Data section:
-.-.-

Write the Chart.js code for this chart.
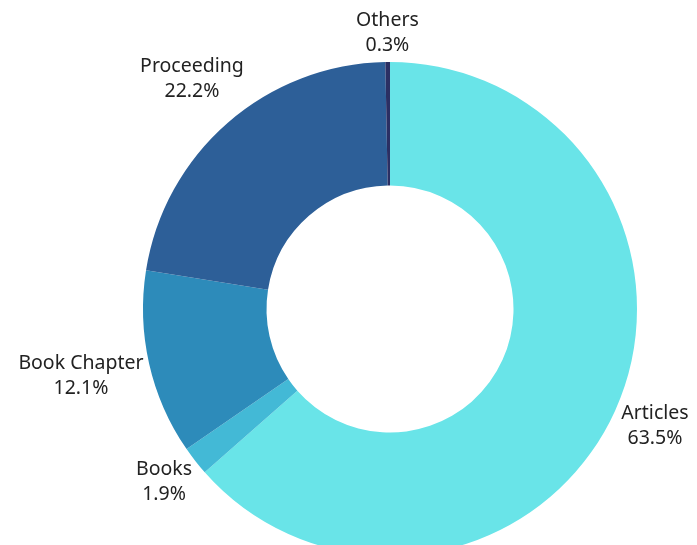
<!DOCTYPE html>
<html>
<head>
<meta charset="utf-8">
<script src="https://cdn.jsdelivr.net/npm/chart.js@4.4.0/dist/chart.umd.min.js"></script>
<style>
  html, body { margin: 0; padding: 0; background: #fff; overflow: hidden; }
  #wrap { width: 697px; height: 620px; position: relative; }
</style>
</head>
<body>
<div id="wrap"><canvas id="myChart"></canvas></div>
<script>
// Publication types and their share (%)
const categories = ['Articles', 'Books', 'Book Chapter', 'Proceeding', 'Others'];
const shares = [63.5, 1.9, 12.1, 22.2, 0.3];
const sliceColors = ['#69e4e8', '#43b9d6', '#2d8bba', '#2d5f98', '#2b2f63'];

// Draw "name / value%" outside each slice, pushed out along the slice's middle ray
const outsideLabels = {
  id: 'outsideLabels',
  afterDatasetsDraw(chart) {
    const c = chart.ctx;
    const meta = chart.getDatasetMeta(0);
    c.save();
    c.font = '19.5px "Noto Sans"';
    c.fillStyle = '#222';
    c.textAlign = 'center';
    c.textBaseline = 'middle';
    const lineH = 25;
    meta.data.forEach(function(arc, i) {
      const p = arc.getProps(['x', 'y', 'startAngle', 'endAngle', 'outerRadius'], true);
      const mid = (p.startAngle + p.endAngle) / 2;
      const dx = Math.cos(mid), dy = Math.sin(mid);
      const name = categories[i];
      const val = shares[i].toFixed(1) + '%';
      const w = Math.max(c.measureText(name).width, c.measureText(val).width);
      const h = 44;
      const dist = p.outerRadius + 4 + Math.abs(dx) * w / 2 + Math.abs(dy) * h / 2;
      const cx = p.x + dist * dx;
      const cy = p.y + dist * dy - 3;
      c.fillText(name, cx, cy - lineH / 2);
      c.fillText(val, cx, cy + lineH / 2);
    });
    c.restore();
  }
};

let ctx = document.getElementById('myChart');
let myChart = new Chart(ctx, {
  type: 'doughnut',
  data: {
    labels: categories,
    datasets: [{
      data: shares,
      backgroundColor: sliceColors,
      borderWidth: 0,
      hoverOffset: 0
    }]
  },
  options: {
    responsive: true,
    maintainAspectRatio: false,
    animation: false,
    cutout: '50%',
    layout: { padding: { top: 62, bottom: 64, left: 143, right: 60 } },
    plugins: {
      legend: { display: false },
      tooltip: { enabled: false }
    }
  },
  plugins: [outsideLabels]
});
</script>
</body>
</html>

-.-.-

Exercise task: From the first line above through the line containing "['#69e4e8', '#43b9d6', '#2d8bba', '#2d5f98', '#2b2f63'];", copy everything exactly, without the pictures.

Solution to this exercise:
Write the Chart.js code for this chart.
<!DOCTYPE html>
<html>
<head>
<meta charset="utf-8">
<script src="https://cdn.jsdelivr.net/npm/chart.js@4.4.0/dist/chart.umd.min.js"></script>
<style>
  html, body { margin: 0; padding: 0; background: #fff; overflow: hidden; }
  #wrap { width: 697px; height: 620px; position: relative; }
</style>
</head>
<body>
<div id="wrap"><canvas id="myChart"></canvas></div>
<script>
// Publication types and their share (%)
const categories = ['Articles', 'Books', 'Book Chapter', 'Proceeding', 'Others'];
const shares = [63.5, 1.9, 12.1, 22.2, 0.3];
const sliceColors = ['#69e4e8', '#43b9d6', '#2d8bba', '#2d5f98', '#2b2f63'];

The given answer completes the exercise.